The term $f_{switch}$ is a three-body term that modifies the Pauli interaction between two electrons and depends on the proximity of nearby cores and bare nuclei. It is a function not only of electron-nuclear distances, but also of the electron-core-electron angle; the attractive term reaches a maximum when the electrons are $\mathrm{90^{o}}$ apart from each other. The combined effects of $f_{repel}$ and $f_{switch}$ pushes the electrons apart to an angle larger than $\mathrm{90^{o}}$ in first-row atoms (Figure 5.1).

We consider the $f_{switch}$ modification to the Pauli interaction to be analogous to a conventional force field angle term, since it depends on the electron-core-electron angle. As with the bond term, the effect is limited in range with a strict spline cutoff, so it is not overly expensive to compute.

The $f_{repel}$ term is a two-body electron-electron term, but is new in this eFF; it addresses a problem found in the previous eFF, which is that same size electrons could coalesce under extreme conditions. In the new formulation, we have a singularity at $S=1$ so that coalescence of same size electrons is no longer possible. We have also added a term that encourages nearby electrons to have the same size. This helps to stabilize species such as methyl radical, where the radical electron would otherwise be too large. Figure 5.2 shows a comparison between old and new eFF versions of the Pauli repulsion between s-like electrons.

Figure 5.2: Pauli repulsion between $s$-like electrons is modified to make electron sizes more similar and prevent electron-electron coalescence.

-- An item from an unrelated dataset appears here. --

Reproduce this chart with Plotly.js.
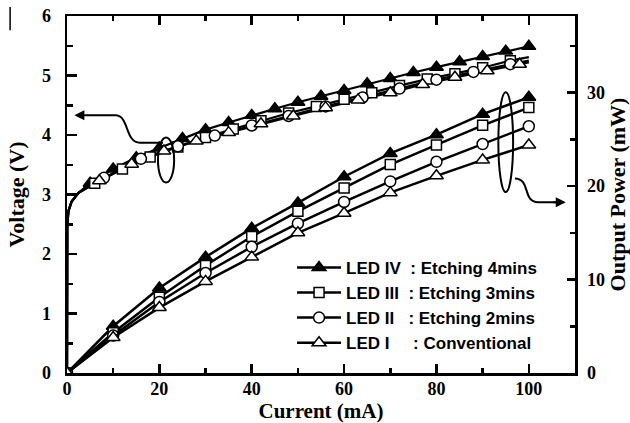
<!DOCTYPE html>
<html>
<head>
<meta charset="utf-8">
<script src="https://cdn.plot.ly/plotly-3.0.1.min.js"></script>
<style>html,body{margin:0;padding:0;background:#fff;}#chart{width:630px;height:423px;}</style>
</head>
<body>
<div id="chart"></div>
<script>
// ---- Data ----
const seriesNames = ["LED IV", "LED III", "LED II", "LED I"];
const seriesLabels = ["LED IV\u00a0\u00a0: Etching 4mins", "LED III\u00a0\u00a0: Etching 3mins", "LED II\u00a0\u00a0\u00a0: Etching 2mins", "LED I\u00a0\u00a0\u00a0\u00a0\u00a0: Conventional"];

// Output power (mW) vs current (mA)
const powerCurrent = [0, 10, 20, 30, 40, 50, 60, 70, 80, 90, 100];
const powerIV  = [0, 5.0, 9.1, 12.4, 15.5, 18.2, 21.0, 23.5, 25.5, 27.7, 29.5];
const powerIII = [0, 4.3, 8.1, 11.5, 14.6, 17.3, 19.8, 22.3, 24.4, 26.5, 28.4];
const powerII  = [0, 4.0, 7.6, 10.7, 13.5, 16.0, 18.3, 20.5, 22.6, 24.5, 26.4];
const powerI   = [0, 3.8, 7.0, 9.8, 12.4, 15.0, 17.1, 19.3, 21.1, 22.8, 24.4];

// Voltage (V) vs current (mA): common turn-on part, then measured points
const voltStartCurrent = [0, 0.05, 0.3, 1, 2.5];
const voltStartVoltage = [0, 2.45, 2.72, 2.88, 3.03];
const voltCurrentIV  = [5, 10, 15, 20, 25, 30, 35, 40, 45, 50, 55, 60, 65, 70, 75, 80, 85, 90, 95, 100];
const voltIV         = [3.19, 3.43, 3.62, 3.78, 3.94, 4.09, 4.21, 4.33, 4.44, 4.55, 4.65, 4.75, 4.86, 4.95, 5.05, 5.14, 5.23, 5.32, 5.41, 5.49];
const voltCurrentIII = [6, 12, 18, 24, 30, 36, 42, 48, 54, 60, 66, 72, 78, 84, 90, 96, 100];
const voltIII        = [3.19, 3.43, 3.63, 3.80, 3.96, 4.10, 4.24, 4.37, 4.48, 4.60, 4.71, 4.83, 4.94, 5.03, 5.13, 5.25, 5.31];
const voltCurrentII  = [8, 16, 24, 32, 40, 48, 56, 64, 72, 80, 88, 96, 100];
const voltII         = [3.28, 3.60, 3.81, 3.99, 4.16, 4.32, 4.48, 4.63, 4.78, 4.93, 5.06, 5.19, 5.25];
const voltCurrentI   = [7, 14, 21, 28, 35, 42, 49, 56, 63, 70, 77, 84, 91, 98, 100];
const voltI          = [3.23, 3.51, 3.73, 3.90, 4.04, 4.19, 4.32, 4.46, 4.59, 4.71, 4.85, 4.97, 5.08, 5.19, 5.22];

// ---- Styles ----
const markerStep = [5, 6, 8, 7];
const symbols = ["triangle-up", "square", "circle", "triangle-up"];
const fills = ["black", "white", "white", "white"];
const sizes = [12, 10, 11, 12];

const powerSets = [powerIV, powerIII, powerII, powerI];
const voltCurrents = [voltCurrentIV, voltCurrentIII, voltCurrentII, voltCurrentI];
const voltSets = [voltIV, voltIII, voltII, voltI];

function marker(i) {
  return {symbol: symbols[i], size: sizes[i], color: fills[i], line: {color: "black", width: 1.5}};
}

const traces = [];
for (let i = 0; i < 4; i++) {
  traces.push({
    x: voltStartCurrent.concat(voltCurrents[i]),
    y: voltStartVoltage.concat(voltSets[i]),
    mode: "lines", line: {color: "black", width: 2.2}, yaxis: "y",
    showlegend: false, hoverinfo: "skip", name: seriesNames[i] + " V"
  });
}
for (let i = 0; i < 4; i++) {
  const mx = [], my = [];
  voltCurrents[i].forEach((c, k) => { if (c % markerStep[i] === 0) { mx.push(c); my.push(voltSets[i][k]); } });
  traces.push({
    x: mx, y: my, mode: "markers", marker: marker(i), yaxis: "y",
    showlegend: false, name: seriesNames[i] + " V markers"
  });
}
for (let i = 0; i < 4; i++) {
  traces.push({
    x: powerCurrent, y: powerSets[i], mode: "lines+markers", yaxis: "y2",
    line: {color: "black", width: 2.5}, marker: marker(i),
    name: seriesLabels[i]
  });
}

const tickFont = {family: "Liberation Serif, Times New Roman, serif", size: 18, color: "black", weight: "bold"};
const titleFont = {family: "Liberation Serif, Times New Roman, serif", size: 22, color: "black", weight: "bold"};

const layout = {
  width: 630, height: 423,
  margin: {l: 67, r: 55, t: 16, b: 50, pad: 0},
  paper_bgcolor: "white", plot_bgcolor: "white",
  showlegend: true,
  legend: {
    x: 0.443, y: 0.345, xanchor: "left", yanchor: "top",
    bgcolor: "rgba(255,255,255,0)", borderwidth: 0,
    font: {family: "Liberation Sans, Arial, sans-serif", size: 17, color: "black", weight: "bold"},
    itemwidth: 44, tracegroupgap: 0
  },
  xaxis: {
    range: [0, 110], dtick: 20, tick0: 0,
    showgrid: false, zeroline: false,
    showline: true, linecolor: "black", linewidth: 2.5, mirror: "ticks",
    ticks: "inside", ticklen: 9, tickwidth: 2.5, tickcolor: "black",
    minor: {dtick: 10, ticks: "inside", ticklen: 5, tickwidth: 2.5, tickcolor: "black", showgrid: false},
    tickfont: tickFont, ticklabelstandoff: -2,
    title: {text: "Current (mA)", font: {family: titleFont.family, size: 21, color: "black", weight: "bold"}, standoff: 6}
  },
  yaxis: {
    range: [0, 6], dtick: 1, tick0: 0,
    showgrid: false, zeroline: false,
    showline: true, linecolor: "black", linewidth: 2.5,
    ticks: "inside", ticklen: 10, tickwidth: 2.5, tickcolor: "black",
    minor: {dtick: 0.5, ticks: "inside", ticklen: 6, tickwidth: 2.5, tickcolor: "black", showgrid: false},
    tickfont: tickFont, ticklabelstandoff: 10,
    title: {text: "Voltage (V)", font: titleFont, standoff: 11}
  },
  yaxis2: {
    overlaying: "y", side: "right",
    range: [0, 38.2], dtick: 10, tick0: 0,
    showgrid: false, zeroline: false,
    showline: true, linecolor: "black", linewidth: 2.5,
    ticks: "inside", ticklen: 8, tickwidth: 2.5, tickcolor: "black",
    minor: {dtick: 5, ticks: "inside", ticklen: 5, tickwidth: 2.5, tickcolor: "black", showgrid: false},
    tickfont: tickFont, ticklabelstandoff: 6,
    title: {text: "Output Power (mW)", font: titleFont, standoff: 8}
  },
  shapes: [
    {type: "circle", xref: "x", yref: "y", x0: 19.7, x1: 23.2, y0: 3.2, y1: 3.96, line: {color: "black", width: 2}},
    {type: "circle", xref: "x", yref: "y", x0: 93.4, x1: 96.6, y0: 3.04, y1: 4.72, line: {color: "black", width: 2}},
    {type: "path", xref: "x", yref: "y", path: "M 20.8,3.87 L 15.8,3.87 C 12.5,3.87 13.5,4.33 10.5,4.33 L 3,4.33", line: {color: "black", width: 2}},
    {type: "path", xref: "x", yref: "y", path: "M 97,3.27 C 100.5,3.26 98.5,2.88 102,2.87 L 106,2.87", line: {color: "black", width: 2}},
    {type: "line", xref: "paper", yref: "paper", x0: -0.112, x1: -0.112, y0: 1.025, y1: 0.96, line: {color: "black", width: 1.5}}
  ],
  annotations: [
    {xref: "x", yref: "y", axref: "x", ayref: "y", x: 1.6, y: 4.33, ax: 4, ay: 4.33, text: "", showarrow: true, arrowhead: 2, arrowsize: 1, arrowwidth: 2, arrowcolor: "black"},
    {xref: "x", yref: "y", axref: "x", ayref: "y", x: 108, y: 2.87, ax: 105, ay: 2.87, text: "", showarrow: true, arrowhead: 2, arrowsize: 1, arrowwidth: 2, arrowcolor: "black"}
  ]
};

Plotly.newPlot("chart", traces, layout, {staticPlot: true, displayModeBar: false});
</script>
</body>
</html>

We assume that electrostatics are unchanged between the old and new eFF, and we leave the terms $E_{nuc-nuc}$, $E_{nuc-elec}$, and $E_{elec-elec}$ the same as before. It is possible there could be some benefit to making these terms dependent on electron shape. However the electrostatics in our model are sensitive to small changes, and we have found that most modifications to them cause problems with atom and bond stabilities.